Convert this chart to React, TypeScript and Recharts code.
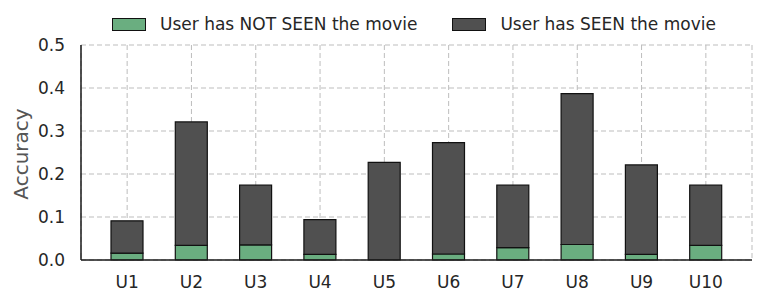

* * *

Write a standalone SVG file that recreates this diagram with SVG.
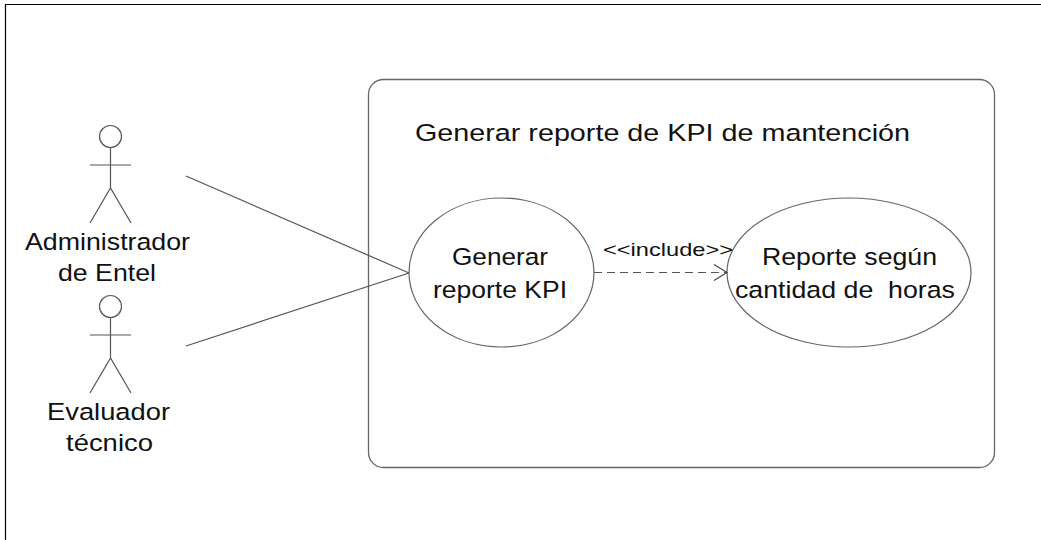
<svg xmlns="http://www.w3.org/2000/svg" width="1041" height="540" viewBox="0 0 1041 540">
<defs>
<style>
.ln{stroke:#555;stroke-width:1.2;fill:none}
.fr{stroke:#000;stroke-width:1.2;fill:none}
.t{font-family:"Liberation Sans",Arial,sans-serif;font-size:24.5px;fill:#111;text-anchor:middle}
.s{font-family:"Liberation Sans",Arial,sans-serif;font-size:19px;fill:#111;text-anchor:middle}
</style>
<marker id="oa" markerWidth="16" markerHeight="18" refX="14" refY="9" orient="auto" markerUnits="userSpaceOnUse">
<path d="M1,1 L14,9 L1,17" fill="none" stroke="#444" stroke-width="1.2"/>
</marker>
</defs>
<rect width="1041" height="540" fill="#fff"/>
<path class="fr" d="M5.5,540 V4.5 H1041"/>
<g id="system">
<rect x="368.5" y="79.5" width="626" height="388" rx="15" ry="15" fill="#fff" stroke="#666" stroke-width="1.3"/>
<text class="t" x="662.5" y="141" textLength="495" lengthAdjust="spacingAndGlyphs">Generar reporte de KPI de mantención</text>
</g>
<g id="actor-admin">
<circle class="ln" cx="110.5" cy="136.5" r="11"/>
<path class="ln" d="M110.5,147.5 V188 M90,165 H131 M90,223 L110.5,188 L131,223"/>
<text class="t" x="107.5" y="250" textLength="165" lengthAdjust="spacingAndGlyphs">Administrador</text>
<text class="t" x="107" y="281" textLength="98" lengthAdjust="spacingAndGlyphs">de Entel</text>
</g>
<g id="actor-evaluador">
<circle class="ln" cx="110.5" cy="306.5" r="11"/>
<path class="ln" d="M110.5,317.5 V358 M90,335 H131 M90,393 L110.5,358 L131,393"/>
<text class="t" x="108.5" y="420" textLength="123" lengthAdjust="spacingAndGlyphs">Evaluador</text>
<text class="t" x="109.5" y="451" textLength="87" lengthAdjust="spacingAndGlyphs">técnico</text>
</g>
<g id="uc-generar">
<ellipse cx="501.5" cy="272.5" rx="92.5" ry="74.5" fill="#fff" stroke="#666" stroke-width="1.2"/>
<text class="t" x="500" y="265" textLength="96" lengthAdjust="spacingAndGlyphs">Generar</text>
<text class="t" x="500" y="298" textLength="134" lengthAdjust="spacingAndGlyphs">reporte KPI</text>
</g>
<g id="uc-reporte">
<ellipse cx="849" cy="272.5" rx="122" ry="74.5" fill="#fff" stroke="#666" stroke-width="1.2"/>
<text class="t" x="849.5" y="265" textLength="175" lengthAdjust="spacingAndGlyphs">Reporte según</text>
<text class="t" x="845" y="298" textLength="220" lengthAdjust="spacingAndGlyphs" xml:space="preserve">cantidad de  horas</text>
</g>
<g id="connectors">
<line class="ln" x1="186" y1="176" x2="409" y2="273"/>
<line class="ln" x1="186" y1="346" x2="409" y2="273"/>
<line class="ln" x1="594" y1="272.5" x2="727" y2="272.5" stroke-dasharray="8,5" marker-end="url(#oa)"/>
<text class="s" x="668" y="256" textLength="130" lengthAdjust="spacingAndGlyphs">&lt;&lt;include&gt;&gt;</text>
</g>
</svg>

** To do **
Isolate each line of the listing above that includes "this". Copy it.

** Written solution **
Convert this chart to React, TypeScript and Recharts code.
Write a standalone SVG file that recreates this diagram with SVG.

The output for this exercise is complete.